À la mi-septembre, on avait vu Michel Beaudoin à l’émission La facture, à Radio-Canada. Il assurait avoir déjà commencé à améliorer la RBQ. Son discours n’était toutefois pas très convaincant. Ce qui explique peut-être pourquoi la ministre Laforest a décidé de prendre son clavier et de lui écrire.

À peu près au même moment, la RBQ promettait de changer en rendant publique sa nouvelle « Déclaration de services aux citoyens ». Il s’agit d’une liste d’engagements envers les consommateurs – qu’elle a le mandat de protéger – et envers les entrepreneurs en construction.

L’exercice est honorable. Mais les promesses sont souvent génériques. « Mettre notre expertise à votre portée en vous offrant un service efficace et en simplifiant vos démarches », « mettre les besoins des clients au centre de nos actions ».

Lisez la chronique « La RBQ promet de changer »

Il faut aller beaucoup plus loin pour rétablir la crédibilité effritée de la RBQ et améliorer la qualité de la construction au Québec. Un changement de culture et de nouvelles façons de fonctionner s’imposent, comme l’a conclu la vérificatrice générale.

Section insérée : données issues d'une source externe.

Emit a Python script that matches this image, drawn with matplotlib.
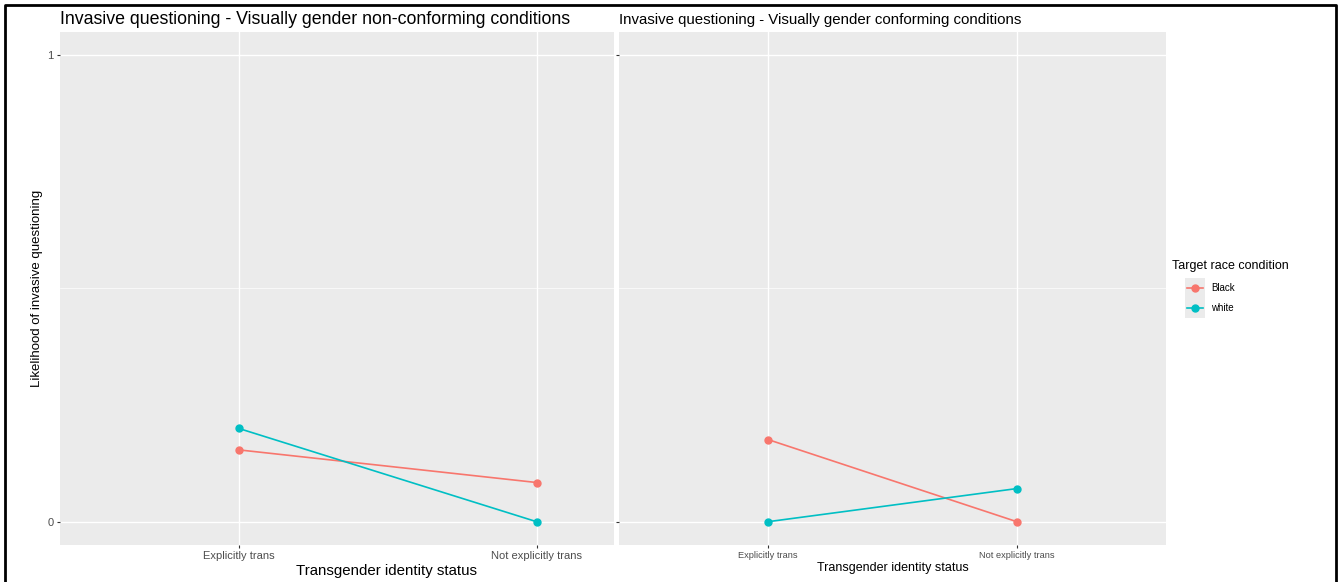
import matplotlib.pyplot as plt
from matplotlib.patches import Rectangle
from matplotlib.lines import Line2D

plt.rcParams['font.family'] = ['Liberation Sans', 'DejaVu Sans']

categories = ['Explicitly trans', 'Not explicitly trans']
groups = ['Black', 'white']
colors = {'Black': '#F8766D', 'white': '#00BFC4'}

# left panel: visually gender non-conforming
nonconf_black = [0.154, 0.084]
nonconf_white = [0.200, 0.0]
# right panel: visually gender conforming
conf_black = [0.176, 0.0]
conf_white = [0.0, 0.071]

W, H = 1340, 582
fig = plt.figure(figsize=(W / 100, H / 100), dpi=100)


def px_axes(x0, y0, x1, y1):
    return fig.add_axes([x0 / W, 1 - y1 / H, (x1 - x0) / W, (y1 - y0) / H])


def style(ax, xlim, tick_fs, show_ylabels):
    ax.set_facecolor('#EBEBEB')
    ax.set_xlim(*xlim)
    ax.set_ylim(-0.05, 1.05)
    ax.set_xticks([1, 2])
    ax.set_xticklabels(categories, fontsize=tick_fs, color='#4D4D4D')
    ax.set_yticks([0, 1])
    ax.set_yticks([0.5], minor=True)
    if show_ylabels:
        ax.set_yticklabels(['0', '1'], fontsize=8, color='#4D4D4D')
    else:
        ax.set_yticklabels([])
    ax.tick_params(which='major', length=2.5, width=0.8, color='#333333', pad=2)
    ax.tick_params(which='minor', length=0)
    ax.grid(True, which='major', color='white', lw=1.0)
    ax.grid(True, which='minor', axis='y', color='white', lw=0.5)
    ax.set_axisbelow(True)
    for s in ax.spines.values():
        s.set_visible(False)


x = [1, 2]

ax1 = px_axes(60, 32, 614, 545)
style(ax1, (0.4, 2.26), 8, True)
ax1.plot(x, nonconf_black, color=colors['Black'], lw=1.2, marker='o', ms=5, label='Black')
ax1.plot(x, nonconf_white, color=colors['white'], lw=1.2, marker='o', ms=5, label='white')
ax1.set_title('Invasive questioning - Visually gender non-conforming conditions',
              loc='left', fontsize=12.8, pad=6)
ax1.set_xlabel('Transgender identity status', fontsize=10.8, labelpad=1)
ax1.xaxis.set_label_coords((387 - 60) / 554, -0.037)
ax1.set_ylabel('Likelihood of invasive questioning', fontsize=9.5, labelpad=3)

ax2 = px_axes(619, 32, 1166, 545)
style(ax2, (0.4, 2.6), 6.7, False)
ax2.plot(x, conf_black, color=colors['Black'], lw=1.2, marker='o', ms=5)
ax2.plot(x, conf_white, color=colors['white'], lw=1.2, marker='o', ms=5)
ax2.set_title('Invasive questioning - Visually gender conforming conditions',
              loc='left', fontsize=10.8, pad=6)
ax2.set_xlabel('Transgender identity status', fontsize=9, labelpad=1)

# legend
fig.text(1172 / W, 1 - 266 / H, 'Target race condition', fontsize=9, va='center', ha='left')
fig.patches.append(Rectangle((1185 / W, 1 - 318 / H), 20 / W, 40 / H,
                             transform=fig.transFigure, facecolor='#EBEBEB',
                             edgecolor='none'))
for i, g in enumerate(groups):
    yy = 1 - (288 + 20 * i) / H
    fig.add_artist(Line2D([1187 / W, 1203 / W], [yy, yy], color=colors[g], lw=1.2,
                          transform=fig.transFigure))
    fig.add_artist(Line2D([1195 / W], [yy], color=colors[g], marker='o', ms=5,
                          transform=fig.transFigure))
    fig.text(1211 / W, yy, g, fontsize=7, va='center', ha='left')

# outer frame
fig.add_artist(Line2D([5 / W, 5 / W, 1336 / W, 1336 / W],
                      [0, 1 - 5 / H, 1 - 5 / H, 0], color='black', lw=2,
                      transform=fig.transFigure))

fig.savefig('out.png', dpi=100)
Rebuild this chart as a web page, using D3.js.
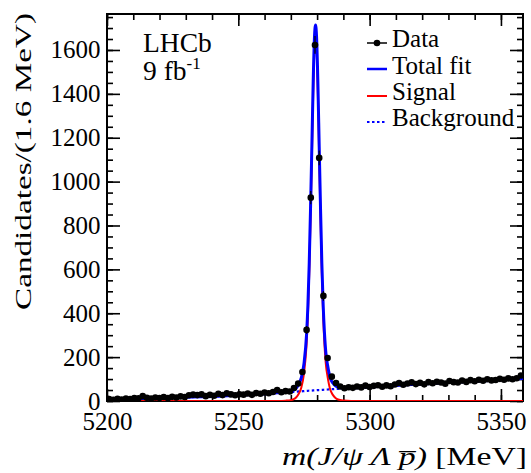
<!DOCTYPE html>
<html><head><meta charset="utf-8">
<script src="https://cdn.jsdelivr.net/npm/d3@7"></script>
<style>
body{margin:0;background:#fff}
svg{display:block}
text{font-family:"Liberation Serif","Times New Roman",serif;fill:#000}
</style>
</head><body>
<svg id="c" width="531" height="473"></svg>
<script>
// ---- data ----
const binCenters=[5200.8,5202.4,5204.0,5205.6,5207.2,5208.8,5210.4,5212.0,5213.6,5215.2,
5216.8,5218.4,5220.0,5221.6,5223.2,5224.8,5226.4,5228.0,5229.6,5231.2,
5232.8,5234.4,5236.0,5237.6,5239.2,5240.8,5242.4,5244.0,5245.6,5247.2,
5248.8,5250.4,5252.0,5253.6,5255.2,5256.8,5258.4,5260.0,5261.6,5263.2,
5264.8,5266.4,5268.0,5269.6,5271.2,5272.8,5274.4,5276.0,5277.6,5279.2,
5280.8,5282.4,5284.0,5285.6,5287.2,5288.8,5290.4,5292.0,5293.6,5295.2,
5296.8,5298.4,5300.0,5301.6,5303.2,5304.8,5306.4,5308.0,5309.6,5311.2,
5312.8,5314.4,5316.0,5317.6,5319.2,5320.8,5322.4,5324.0,5325.6,5327.2,
5328.8,5330.4,5332.0,5333.6,5335.2,5336.8,5338.4,5340.0,5341.6,5343.2,
5344.8,5346.4,5348.0,5349.6,5351.2,5352.8,5354.4,5356.0,5357.6];
const counts=[9,6,10,7,11,9,14,12,22,15,
11,16,14,18,13,19,16,21,18,26,
29,27,30,22,28,24,33,27,35,30,
26,31,29,34,28,36,33,39,35,41,
50,40,45,43,59,80,132,324,927,1623,
1108,479,196,111,82,66,58,63,60,66,
62,70,64,69,72,65,71,67,75,82,
74,80,85,77,83,76,86,81,88,84,
79,91,86,84,93,87,95,90,97,92,
99,94,96,101,97,103,99,104,116];

const fitMass=[5200,5210,5220,5230,5240,5250,5260,5265,5268,5270,5271,5272,5273,5274,5275,5276,5276.5,5277,5277.5,5278,5278.5,5279,5279.4,5279.8,5280.3,5280.8,5281.3,5281.8,5282.3,5282.8,5283.4,5284,5285,5286,5287,5288,5290,5293,5300,5310,5320,5330,5340,5350,5358.4];
const fitSignal=[0,0,0,0,0,0,0,0.3,1.5,4,8,16,33,62,125,260,390,580,830,1110,1400,1610,1665,1610,1400,1110,830,580,390,260,160,110,52,28,14,7,2.5,0.5,0,0,0,0,0,0,0];
const fitBackground=[7,10,13,17,21,26,33,37,39.5,41,42,42.5,43.5,44,45,46,46.5,47,47,47.5,48,48.5,48.5,49,49.5,49.5,50,50.5,51,51.5,52,52.5,53,54,55,55.5,57,59,64,71,78,84,90,97,103];
const fitTotal=[7,10,13,17,21,26,33,37.3,41,45,50,58.5,76.5,106,170,306,436.5,627,877,1157.5,1448,1658.5,1713.5,1659,1449.5,1159.5,880,630.5,441,311.5,212,162.5,105,82,69,62.5,59.5,59.5,64,71,78,84,90,97,103];

const xTicks=[5200,5250,5300,5350];
const yTicks=[0,200,400,600,800,1000,1200,1400,1600];
const legendLabels=["Data","Total fit","Signal","Background"];

// ---- layout ----
const L=107,R=523,T=14,B=401;
const svg=d3.select("#c");
const x=d3.scaleLinear().domain([5200,5358.4]).range([L,R]);
const y=d3.scaleLinear().domain([0,1764]).range([B,T]);

svg.append("defs").append("clipPath").attr("id","clip")
  .append("rect").attr("x",L).attr("y",T).attr("width",R-L).attr("height",B-T);

// axes ticks
const xMinor=d3.range(5200,5358,10);
const yMinor=d3.range(0,1764,50);
function styleAxis(g){g.select(".domain").remove();g.selectAll("line").attr("stroke","#000").attr("stroke-width",1.6);}
svg.append("g").attr("transform",`translate(0,${B})`)
  .call(d3.axisBottom(x).tickValues(xMinor).tickSize(-6).tickFormat("")).call(styleAxis);
svg.append("g").attr("transform",`translate(0,${T})`)
  .call(d3.axisTop(x).tickValues(xMinor).tickSize(-6).tickFormat("")).call(styleAxis);
svg.append("g").attr("transform",`translate(0,${T})`)
  .call(d3.axisTop(x).tickValues(xTicks).tickSize(-12).tickFormat("")).call(styleAxis);
svg.append("g").attr("transform",`translate(${L},0)`)
  .call(d3.axisLeft(y).tickValues(yMinor).tickSize(-6).tickFormat("")).call(styleAxis);
svg.append("g").attr("transform",`translate(${R},0)`)
  .call(d3.axisRight(y).tickValues(yMinor).tickSize(-6).tickFormat("")).call(styleAxis);
svg.append("g").attr("transform",`translate(${R},0)`)
  .call(d3.axisRight(y).tickValues(yTicks).tickSize(-13).tickFormat("")).call(styleAxis);

const xAx=svg.append("g").attr("transform",`translate(0,${B})`)
  .call(d3.axisBottom(x).tickValues(xTicks).tickSize(-12).tickPadding(11).tickFormat(d3.format("d")));
styleAxis(xAx);
xAx.selectAll("text").attr("font-size",25).attr("font-family","Liberation Serif").attr("fill","#000");

const yAx=svg.append("g").attr("transform",`translate(${L},0)`)
  .call(d3.axisLeft(y).tickValues(yTicks).tickSize(-13).tickPadding(6.5).tickFormat(d3.format("d")));
styleAxis(yAx);
yAx.selectAll("text").attr("font-size",25).attr("font-family","Liberation Serif").attr("fill","#000");

// frame
svg.append("rect").attr("x",L).attr("y",T).attr("width",R-L).attr("height",B-T)
  .attr("fill","none").attr("stroke","#000").attr("stroke-width",2);

// curves
const plot=svg.append("g").attr("clip-path","url(#clip)");
const idx=d3.range(fitMass.length);
const mk=arr=>d3.line().x(i=>x(fitMass[i])).y(i=>y(arr[i])).curve(d3.curveMonotoneX);
plot.append("path").attr("d",mk(fitBackground)(idx)).attr("fill","none")
  .attr("stroke","#0000ff").attr("stroke-width",2.2).attr("stroke-dasharray","2.5,2.5");
plot.append("path").attr("d",mk(fitSignal)(idx)).attr("fill","none")
  .attr("stroke","#ff0000").attr("stroke-width",2);
plot.append("path").attr("d",mk(fitTotal)(idx)).attr("fill","none")
  .attr("stroke","#0000ff").attr("stroke-width",3);

// data
const pts=plot.append("g");
pts.selectAll("line").data(counts).join("line")
  .attr("x1",(d,i)=>x(binCenters[i])).attr("x2",(d,i)=>x(binCenters[i]))
  .attr("y1",d=>y(d+Math.sqrt(d))).attr("y2",d=>y(Math.max(0,d-Math.sqrt(d))))
  .attr("stroke","#000").attr("stroke-width",1.2);
pts.selectAll("circle").data(counts).join("circle")
  .attr("cx",(d,i)=>x(binCenters[i])).attr("cy",d=>y(d)).attr("r",3.3).attr("fill","#000");

// labels
svg.append("text").attr("transform","translate(31,161.5) rotate(-90)")
  .attr("text-anchor","middle").attr("font-size",24)
  .attr("textLength",297).attr("lengthAdjust","spacingAndGlyphs")
  .text("Candidates/(1.6 MeV)");

const xt=svg.append("text").attr("x",282).attr("y",465).attr("font-size",25)
  .attr("textLength",245).attr("lengthAdjust","spacingAndGlyphs");
xt.append("tspan").attr("font-style","italic").text("m(J/\u03C8 \u039B p\u0305)");
xt.append("tspan").text(" [MeV]");

svg.append("text").attr("x",143).attr("y",52).attr("font-size",27.5).text("LHCb");
const lum=svg.append("text").attr("x",143).attr("y",80).attr("font-size",27.5);
lum.append("tspan").text("9 fb");
lum.append("tspan").attr("font-size",17).attr("dy",-11).text("-1");

// legend
const lg=svg.append("g");
const ly=[43,69,96,122], ty=[47,73.5,100,126];
legendLabels.forEach((lab,i)=>{
  lg.append("text").attr("x",392).attr("y",ty[i]).attr("font-size",25).text(lab);
});
lg.append("line").attr("x1",367).attr("x2",387).attr("y1",ly[0]).attr("y2",ly[0]).attr("stroke","#000").attr("stroke-width",1.5);
lg.append("circle").attr("cx",377).attr("cy",ly[0]).attr("r",3.3).attr("fill","#000");
lg.append("line").attr("x1",367).attr("x2",387).attr("y1",ly[1]).attr("y2",ly[1]).attr("stroke","#0000ff").attr("stroke-width",2.5);
lg.append("line").attr("x1",367).attr("x2",387).attr("y1",ly[2]).attr("y2",ly[2]).attr("stroke","#ff0000").attr("stroke-width",2);
lg.append("line").attr("x1",367).attr("x2",387).attr("y1",ly[3]).attr("y2",ly[3]).attr("stroke","#0000ff").attr("stroke-width",2.2).attr("stroke-dasharray","2.5,2.5");
</script>
</body></html>
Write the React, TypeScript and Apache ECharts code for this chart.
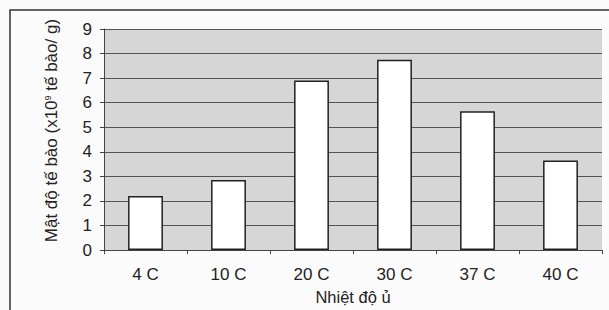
import React, { useEffect, useRef } from "react";
import * as echarts from "echarts";

const categories = ["4 C", "10 C", "20 C", "30 C", "37 C", "40 C"];
const values = [2.2, 2.85, 6.9, 7.75, 5.65, 3.65];
const xName = "Nhiệt độ ủ";

export default function App() {
  const ref = useRef<HTMLDivElement>(null);
  useEffect(() => {
    const chart = echarts.init(ref.current!, null, { renderer: "svg" });
    const font = "Liberation Sans, Arial, sans-serif";
    chart.setOption({
      animation: false,
      backgroundColor: "#fbfbfb",
      graphic: [
        {
          type: "rect",
          shape: { x: 10, y: 10, width: 620, height: 320 },
          style: { fill: "none", stroke: "#333", lineWidth: 1.5 },
          silent: true,
        },
      ],
      grid: { left: 104, right: 7, top: 29, bottom: 58, containLabel: false, show: true, backgroundColor: "#d6d6d6", borderWidth: 0 },
      xAxis: {
        type: "category",
        data: categories,
        name: xName,
        nameLocation: "middle",
        nameGap: 35,
        nameTextStyle: { fontFamily: font, fontSize: 16.5, color: "#222" },
        axisLine: { lineStyle: { color: "#444", width: 1 } },
        axisTick: { show: true, length: 4, lineStyle: { color: "#444" } },
        axisLabel: { fontFamily: font, fontSize: 17, color: "#222", margin: 16 },
      },
      yAxis: {
        type: "value",
        min: 0,
        max: 9,
        interval: 1,
        name: "Mật độ tế bào (x10{sup|9} tế bào/ g)",
        nameLocation: "middle",
        nameGap: 44,
        nameTextStyle: {
          fontFamily: font,
          fontSize: 17,
          color: "#222",
          padding: [0, 0, 0, 18],
          rich: { sup: { fontFamily: font, fontSize: 9, verticalAlign: "top", color: "#222", padding: [0, 0, 7, 0] } },
        },
        axisLine: { show: true, lineStyle: { color: "#444", width: 1 } },
        axisTick: { show: true, length: 4, lineStyle: { color: "#444" } },
        axisLabel: { fontFamily: font, fontSize: 17, color: "#222", margin: 12 },
        splitLine: { show: true, lineStyle: { color: "#555", width: 1 } },
      },
      series: [
        {
          type: "bar",
          data: values,
          barWidth: "42%",
          itemStyle: { color: "#ffffff", borderColor: "#222", borderWidth: 1.5 },
        },
      ],
    });
    return () => chart.dispose();
  }, []);
  return <div ref={ref} style={{ position: "fixed", left: 0, top: 0, width: 609, height: 310 }} />;
}
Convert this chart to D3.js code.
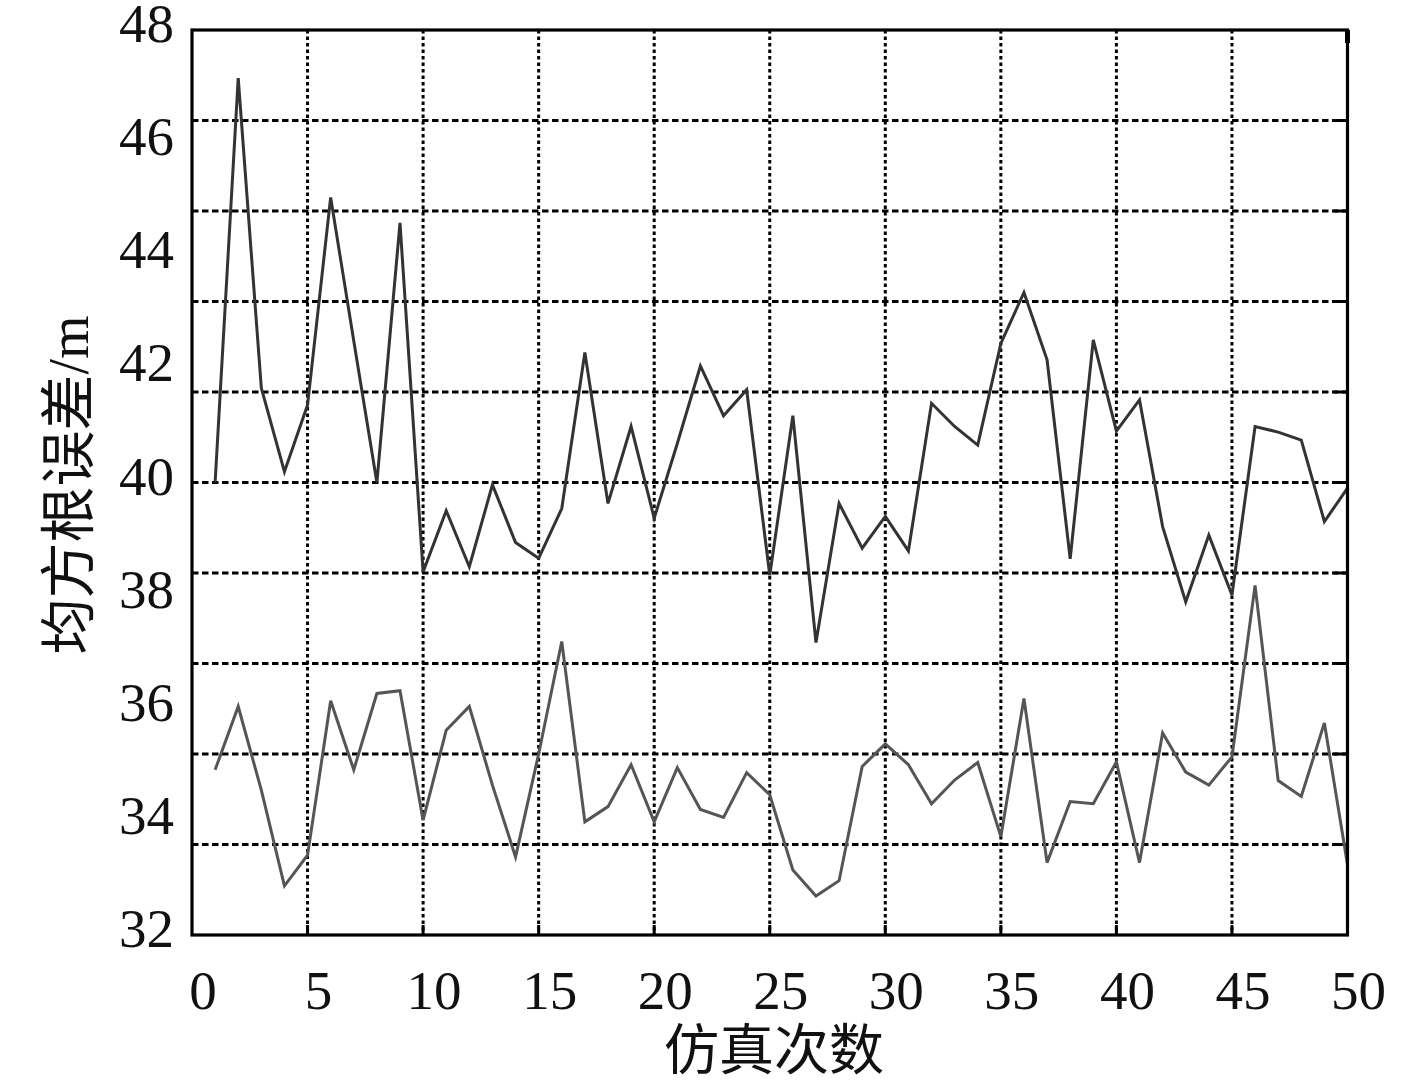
<!DOCTYPE html>
<html>
<head>
<meta charset="utf-8">
<script src="https://cdn.jsdelivr.net/npm/d3@7"></script>
<style>
  html, body { margin: 0; padding: 0; background: #fff; }
  svg { display: block; }
</style>
</head>
<body>
<svg id="chart" width="1417" height="1082"></svg>
<script>
// ---- data ----
const runs = d3.range(1, 51);
const upperSeries = [
  40.0, 47.15, 41.67, 40.19, 41.37, 45.04, 42.5, 40.0, 44.59, 38.42,
  39.5, 38.51, 39.96, 38.94, 38.66, 39.54, 42.3, 39.63, 40.99, 39.37,
  40.69, 42.06, 41.18, 41.64, 38.36, 41.18, 37.17, 39.63, 38.84, 39.4,
  38.79, 41.4, 40.99, 40.66, 42.46, 43.36, 42.17, 38.65, 42.52, 40.91,
  41.46, 39.22, 37.89, 39.07, 38.01, 40.99, 40.89, 40.75, 39.31, 39.9
];
const lowerSeries = [
  34.92, 36.04, 34.56, 32.87, 33.41, 36.14, 34.92, 36.27, 36.32, 34.03,
  35.62, 36.04, 34.65, 33.38, 35.2, 37.19, 34.0, 34.27, 35.01, 34.0,
  34.96, 34.22, 34.08, 34.87, 34.48, 33.15, 32.69, 32.96, 34.98, 35.38,
  35.01, 34.32, 34.74, 35.05, 33.74, 36.18, 33.28, 34.36, 34.32, 35.06,
  33.28, 35.57, 34.88, 34.65, 35.15, 38.18, 34.73, 34.45, 35.75, 33.24
];
const xTickLabels = [0, 5, 10, 15, 20, 25, 30, 35, 40, 45, 50];
const yTickLabels = [32, 34, 36, 38, 40, 42, 44, 46, 48];
const xTitle = "仿真次数";
const yTitle = "均方根误差/m";

// ---- layout ----
const pL = 192, pR = 1347.5, pT = 30, pB = 935;
const x = d3.scaleLinear().domain([0, 50]).range([pL, pR]);
const y = d3.scaleLinear().domain([32, 48]).range([pB, pT]);
const serif = '"Times New Roman", "Liberation Serif", "Noto Sans CJK SC", serif';
const fs = 55;

const svg = d3.select("#chart");

// grid (10 equal divisions on each axis)
const gridX = d3.range(1, 10).map(k => 50 * k / 10);
const gridY = d3.range(1, 10).map(k => 32 + 16 * k / 10);

svg.append("g").selectAll("line").data(gridY).join("line")
  .attr("x1", pL).attr("x2", pR)
  .attr("y1", d => y(d)).attr("y2", d => y(d))
  .attr("stroke", "#000").attr("stroke-width", 3)
  .attr("stroke-dasharray", "6.5,3.5");

svg.append("g").selectAll("line").data(gridX).join("line")
  .attr("x1", d => x(d)).attr("x2", d => x(d))
  .attr("y1", pT).attr("y2", pB)
  .attr("stroke", "#000").attr("stroke-width", 3)
  .attr("stroke-dasharray", "3.5,3");

// inward ticks on right and bottom
svg.append("g").selectAll("line").data(gridY).join("line")
  .attr("x1", pR - 14).attr("x2", pR)
  .attr("y1", d => y(d)).attr("y2", d => y(d))
  .attr("stroke", "#000").attr("stroke-width", 3);
svg.append("g").selectAll("line").data(gridX).join("line")
  .attr("x1", d => x(d)).attr("x2", d => x(d))
  .attr("y1", pB - 10).attr("y2", pB)
  .attr("stroke", "#000").attr("stroke-width", 3);

// lines
const line = d3.line().x((d, i) => x(runs[i])).y(d => y(d));
svg.append("path").datum(lowerSeries)
  .attr("d", line).attr("fill", "none")
  .attr("stroke", "#555").attr("stroke-width", 3).attr("stroke-linejoin", "miter");
svg.append("path").datum(upperSeries)
  .attr("d", line).attr("fill", "none")
  .attr("stroke", "#333").attr("stroke-width", 3).attr("stroke-linejoin", "miter");

// frame
svg.append("rect")
  .attr("x", pL).attr("y", pT)
  .attr("width", pR - pL).attr("height", pB - pT)
  .attr("fill", "none").attr("stroke", "#000").attr("stroke-width", 3.2);
// small corner mark top-right
svg.append("line")
  .attr("x1", pR).attr("x2", pR)
  .attr("y1", pT).attr("y2", pT + 13)
  .attr("stroke", "#000").attr("stroke-width", 5);

// tick labels
svg.append("g").selectAll("text").data(yTickLabels).join("text")
  .attr("x", 174).attr("y", d => y(d) + 12)
  .attr("text-anchor", "end")
  .attr("font-family", serif).attr("font-size", fs)
  .attr("fill", "#111")
  .text(d => d);

svg.append("g").selectAll("text").data(xTickLabels).join("text")
  .attr("x", d => x(d) + 11).attr("y", 1009)
  .attr("text-anchor", "middle")
  .attr("font-family", serif).attr("font-size", fs)
  .attr("fill", "#111")
  .text(d => d);

// axis titles
svg.append("text")
  .attr("x", 774).attr("y", 1069)
  .attr("text-anchor", "middle")
  .attr("font-family", serif).attr("font-size", 55)
  .attr("fill", "#111")
  .text(xTitle);

svg.append("text")
  .attr("transform", "translate(88,485) rotate(-90)")
  .attr("text-anchor", "middle")
  .attr("font-family", serif).attr("font-size", 56)
  .attr("fill", "#111")
  .text(yTitle);
</script>
</body>
</html>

Un premier pas a été fait. La RBQ a annoncé en août que les entrepreneurs généraux devront suivre 16 heures de formation continue tous les deux ans à compter de 2022. Une volonté inscrite dans le projet de loi 35… en 2012.

Espérons que les éléments de la to-do list d’Andrée Laforest seront rayés plus rapidement, car elle est assez longue.